Of those arrested, forty-seven were deported to China, thirty were granted asylum, and forty-six were released. At the end of 1995, 147 were still in federal custody. Lee Peng Fei, the suspected mastermind of the failed voyage, had demanded $30,000 from each would-be immigrant. He was arrested in Bangkok in November 1995.

David Gelernter, director of computer studies at Yale University and an advocate of the joining of computer sciences with the humanities, was maimed when a packaged bomb exploded in his fifth floor office in Watson Hall on June 24, 1993.
Since 1978, at least three people associated with advanced technology have been killed and twenty-three others injured by bombs sent and placed by a person known as the Unabomber, whose writings express a hatred of technology and fear of its global effects.
In April 1996, the FBI arrested Theodore Kaczynski at his isolated cabin in the mountains of Montana with the belief that he was responsible for these crimes.

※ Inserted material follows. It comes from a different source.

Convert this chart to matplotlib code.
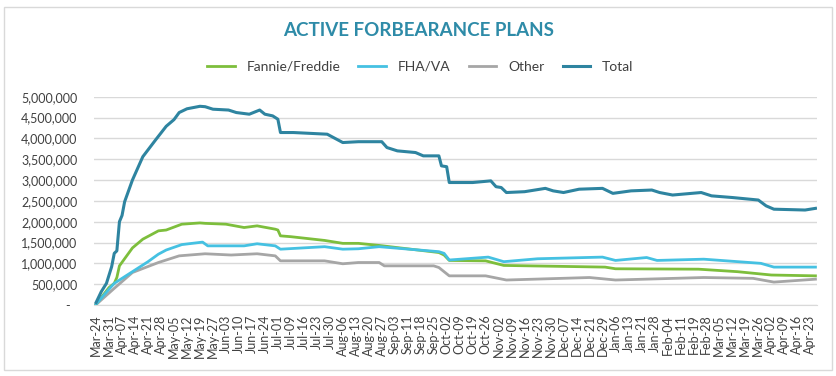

The most lethal act of terrorism in U.S. history occurred here on April 19, 1995. The nine-story Alfred Murrah Federal Building housed seventeen government agencies and a day-care center. At 9:02 A.M., a truck containing more than two tons of fertilizer and fuel oil exploded next to the building, killing 168 people, 15 of them small children. At least 600 others were injured in the blast.
The FBI arrested Timothy McVeigh and Terry Nichols for the bombing. McVeigh, a former Army sergeant, and Nichols, a former member of a paramilitary group known as the Michigan Militia, had spoken about their desire to seek revenge for the attack by the United States Government on the Branch Davidian compound near Waco, Texas, which had occurred two years earlier. Both men pleaded not guilty.

In this mosque, members of the Bloods and the Crips, rival Los Angeles gangs, negotiated and signed a truce on April 26, 1992.